I never thought I would see politicians debating the Gallagher index, but since yesterday’s release of the report of the Canadian parliamentary Special Committee on Electoral Reform, that is indeed what is happening. The Minister of Democratic Institutions, Maryam Monsef has taken criticism (justified, in my view) for the way she has mocked the idea of relying on the index to guide reform.
While the governing Liberal Party ran on a platform last year saying the 2015 election would be the country’s last under FPTP, now that the Special Committee has reported, the Liberals appear spooked. The majority of the Committee has said there should be a referendum, and has stated a preference for some model of proportionality (preferably with a Gallagher index near 5%).

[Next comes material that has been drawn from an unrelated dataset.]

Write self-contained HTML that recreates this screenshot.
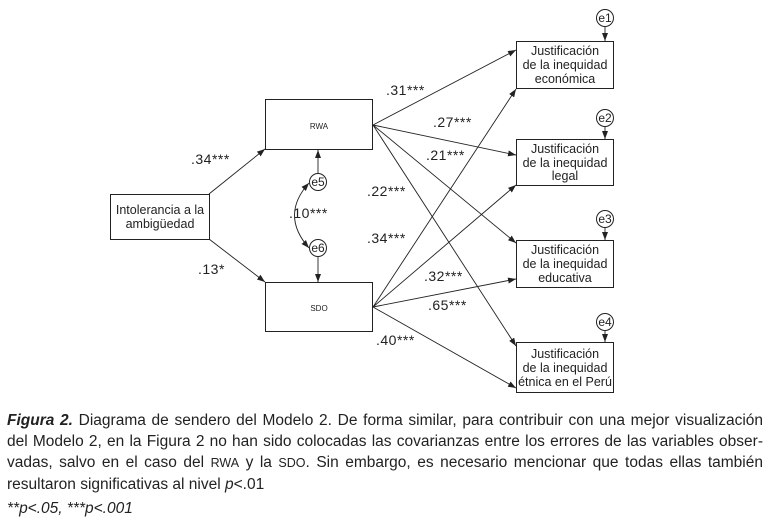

While the Committee was not specifically tasked with making a detailed recommendation of a new electoral system, the Minister is seizing on an alleged “lack of consensus” while simultaneously insisting there should not be a referendum. Unfortunately, this is looking exactly like the playbook I cynically suggested on 18 November was the Liberals’ intention.
When you combine cries of “no consensus” with “no referendum”, it might be because (1) you really do not want proportional representation, and (2) you fear the voters do.
The process is not over, by any means. But the government looks like it is running for cover, rather than embracing the report of the Committee that it established to carry out a campaign promise.